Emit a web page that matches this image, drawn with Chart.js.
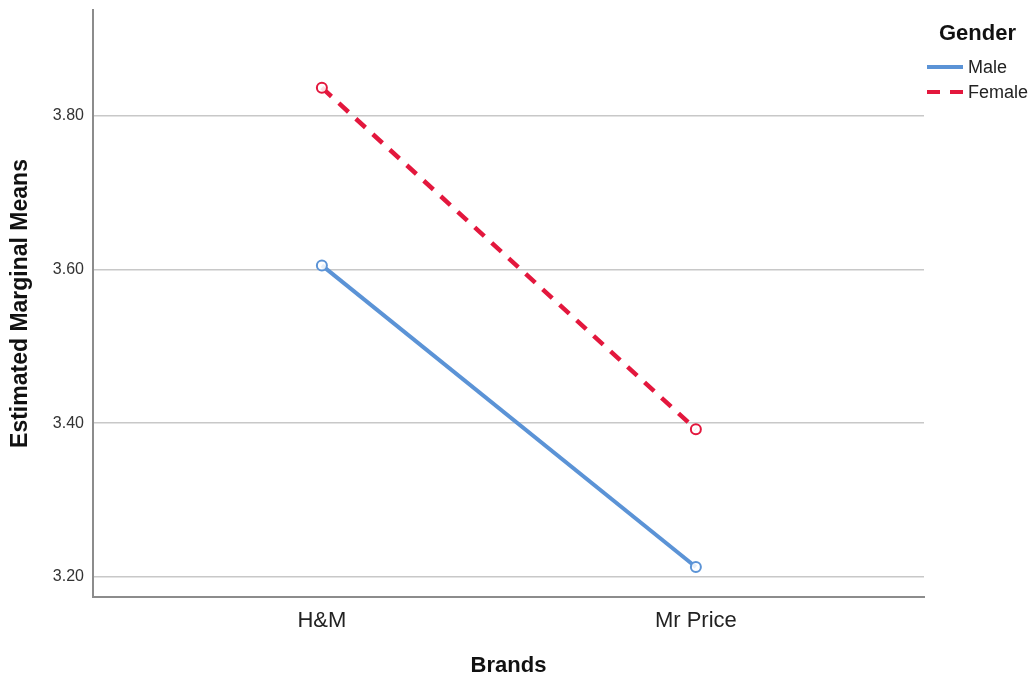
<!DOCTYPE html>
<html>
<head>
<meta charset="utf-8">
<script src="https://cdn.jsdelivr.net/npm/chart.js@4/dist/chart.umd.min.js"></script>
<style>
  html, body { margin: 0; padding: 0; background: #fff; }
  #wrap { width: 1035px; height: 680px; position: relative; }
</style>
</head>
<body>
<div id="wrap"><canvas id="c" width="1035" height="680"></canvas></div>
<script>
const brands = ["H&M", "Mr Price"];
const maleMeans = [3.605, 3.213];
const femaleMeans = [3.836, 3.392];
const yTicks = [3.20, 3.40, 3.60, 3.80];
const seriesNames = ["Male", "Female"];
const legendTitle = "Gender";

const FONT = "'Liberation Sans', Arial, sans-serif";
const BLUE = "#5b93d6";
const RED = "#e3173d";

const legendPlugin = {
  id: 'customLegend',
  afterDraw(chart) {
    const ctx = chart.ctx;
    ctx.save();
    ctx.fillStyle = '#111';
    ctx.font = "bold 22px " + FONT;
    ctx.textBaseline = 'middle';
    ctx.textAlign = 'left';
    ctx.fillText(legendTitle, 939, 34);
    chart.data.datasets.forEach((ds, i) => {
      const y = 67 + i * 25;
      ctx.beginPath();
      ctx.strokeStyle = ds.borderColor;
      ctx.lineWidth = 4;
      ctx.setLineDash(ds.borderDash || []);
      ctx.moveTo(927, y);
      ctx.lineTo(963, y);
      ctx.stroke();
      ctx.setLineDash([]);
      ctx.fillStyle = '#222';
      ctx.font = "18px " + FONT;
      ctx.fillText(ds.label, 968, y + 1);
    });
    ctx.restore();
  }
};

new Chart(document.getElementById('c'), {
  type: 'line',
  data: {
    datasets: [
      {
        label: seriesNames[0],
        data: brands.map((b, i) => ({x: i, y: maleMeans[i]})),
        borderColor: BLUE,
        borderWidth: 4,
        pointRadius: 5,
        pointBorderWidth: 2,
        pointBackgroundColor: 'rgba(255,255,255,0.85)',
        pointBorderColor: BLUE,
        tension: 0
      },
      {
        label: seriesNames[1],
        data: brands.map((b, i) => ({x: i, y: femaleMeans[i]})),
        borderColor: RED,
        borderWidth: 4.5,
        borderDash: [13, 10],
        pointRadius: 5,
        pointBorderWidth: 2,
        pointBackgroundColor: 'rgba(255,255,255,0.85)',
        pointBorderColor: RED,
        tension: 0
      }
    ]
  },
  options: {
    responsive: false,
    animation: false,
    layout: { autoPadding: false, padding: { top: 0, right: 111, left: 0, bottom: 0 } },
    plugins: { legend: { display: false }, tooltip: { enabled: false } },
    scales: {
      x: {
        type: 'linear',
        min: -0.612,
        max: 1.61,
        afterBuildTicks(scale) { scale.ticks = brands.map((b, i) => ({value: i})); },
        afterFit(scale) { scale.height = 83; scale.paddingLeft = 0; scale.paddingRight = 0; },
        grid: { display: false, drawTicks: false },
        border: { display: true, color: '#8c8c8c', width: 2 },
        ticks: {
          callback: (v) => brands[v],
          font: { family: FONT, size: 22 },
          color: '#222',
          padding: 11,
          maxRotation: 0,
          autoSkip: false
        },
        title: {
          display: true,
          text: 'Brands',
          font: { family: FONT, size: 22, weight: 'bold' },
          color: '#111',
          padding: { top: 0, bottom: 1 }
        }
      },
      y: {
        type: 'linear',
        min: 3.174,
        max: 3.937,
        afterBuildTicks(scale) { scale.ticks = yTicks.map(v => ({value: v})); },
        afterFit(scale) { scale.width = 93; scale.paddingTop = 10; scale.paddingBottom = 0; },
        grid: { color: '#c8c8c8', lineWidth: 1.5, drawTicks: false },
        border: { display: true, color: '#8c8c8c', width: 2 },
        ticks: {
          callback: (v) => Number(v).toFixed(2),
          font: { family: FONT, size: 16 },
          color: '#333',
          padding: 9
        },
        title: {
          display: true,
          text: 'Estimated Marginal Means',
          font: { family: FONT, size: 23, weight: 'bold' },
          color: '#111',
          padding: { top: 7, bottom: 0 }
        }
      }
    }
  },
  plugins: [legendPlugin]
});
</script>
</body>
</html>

○ ○ ○ ○ ○ ○ ○

▶ Problem to work on
Return to the listing above and set it down exactly, leaving out its pictures.

▶ The solution
Emit a web page that matches this image, drawn with Chart.js.
<!DOCTYPE html>
<html>
<head>
<meta charset="utf-8">
<script src="https://cdn.jsdelivr.net/npm/chart.js@4/dist/chart.umd.min.js"></script>
<style>
  html, body { margin: 0; padding: 0; background: #fff; }
  #wrap { width: 1035px; height: 680px; position: relative; }
</style>
</head>
<body>
<div id="wrap"><canvas id="c" width="1035" height="680"></canvas></div>
<script>
const brands = ["H&M", "Mr Price"];
const maleMeans = [3.605, 3.213];
const femaleMeans = [3.836, 3.392];
const yTicks = [3.20, 3.40, 3.60, 3.80];
const seriesNames = ["Male", "Female"];
const legendTitle = "Gender";

const FONT = "'Liberation Sans', Arial, sans-serif";
const BLUE = "#5b93d6";
const RED = "#e3173d";

const legendPlugin = {
  id: 'customLegend',
  afterDraw(chart) {
    const ctx = chart.ctx;
    ctx.save();
    ctx.fillStyle = '#111';
    ctx.font = "bold 22px " + FONT;
    ctx.textBaseline = 'middle';
    ctx.textAlign = 'left';
    ctx.fillText(legendTitle, 939, 34);
    chart.data.datasets.forEach((ds, i) => {
      const y = 67 + i * 25;
      ctx.beginPath();
      ctx.strokeStyle = ds.borderColor;
      ctx.lineWidth = 4;
      ctx.setLineDash(ds.borderDash || []);
      ctx.moveTo(927, y);
      ctx.lineTo(963, y);
      ctx.stroke();
      ctx.setLineDash([]);
      ctx.fillStyle = '#222';
      ctx.font = "18px " + FONT;
      ctx.fillText(ds.label, 968, y + 1);
    });
    ctx.restore();
  }
};

new Chart(document.getElementById('c'), {
  type: 'line',
  data: {
    datasets: [
      {
        label: seriesNames[0],
        data: brands.map((b, i) => ({x: i, y: maleMeans[i]})),
        borderColor: BLUE,
        borderWidth: 4,
        pointRadius: 5,
        pointBorderWidth: 2,
        pointBackgroundColor: 'rgba(255,255,255,0.85)',
        pointBorderColor: BLUE,
        tension: 0
      },
      {
        label: seriesNames[1],
        data: brands.map((b, i) => ({x: i, y: femaleMeans[i]})),
        borderColor: RED,
        borderWidth: 4.5,
        borderDash: [13, 10],
        pointRadius: 5,
        pointBorderWidth: 2,
        pointBackgroundColor: 'rgba(255,255,255,0.85)',
        pointBorderColor: RED,
        tension: 0
      }
    ]
  },
  options: {
    responsive: false,
    animation: false,
    layout: { autoPadding: false, padding: { top: 0, right: 111, left: 0, bottom: 0 } },
    plugins: { legend: { display: false }, tooltip: { enabled: false } },
    scales: {
      x: {
        type: 'linear',
        min: -0.612,
        max: 1.61,
        afterBuildTicks(scale) { scale.ticks = brands.map((b, i) => ({value: i})); },
        afterFit(scale) { scale.height = 83; scale.paddingLeft = 0; scale.paddingRight = 0; },
        grid: { display: false, drawTicks: false },
        border: { display: true, color: '#8c8c8c', width: 2 },
        ticks: {
          callback: (v) => brands[v],
          font: { family: FONT, size: 22 },
          color: '#222',
          padding: 11,
          maxRotation: 0,
          autoSkip: false
        },
        title: {
          display: true,
          text: 'Brands',
          font: { family: FONT, size: 22, weight: 'bold' },
          color: '#111',
          padding: { top: 0, bottom: 1 }
        }
      },
      y: {
        type: 'linear',
        min: 3.174,
        max: 3.937,
        afterBuildTicks(scale) { scale.ticks = yTicks.map(v => ({value: v})); },
        afterFit(scale) { scale.width = 93; scale.paddingTop = 10; scale.paddingBottom = 0; },
        grid: { color: '#c8c8c8', lineWidth: 1.5, drawTicks: false },
        border: { display: true, color: '#8c8c8c', width: 2 },
        ticks: {
          callback: (v) => Number(v).toFixed(2),
          font: { family: FONT, size: 16 },
          color: '#333',
          padding: 9
        },
        title: {
          display: true,
          text: 'Estimated Marginal Means',
          font: { family: FONT, size: 23, weight: 'bold' },
          color: '#111',
          padding: { top: 7, bottom: 0 }
        }
      }
    }
  },
  plugins: [legendPlugin]
});
</script>
</body>
</html>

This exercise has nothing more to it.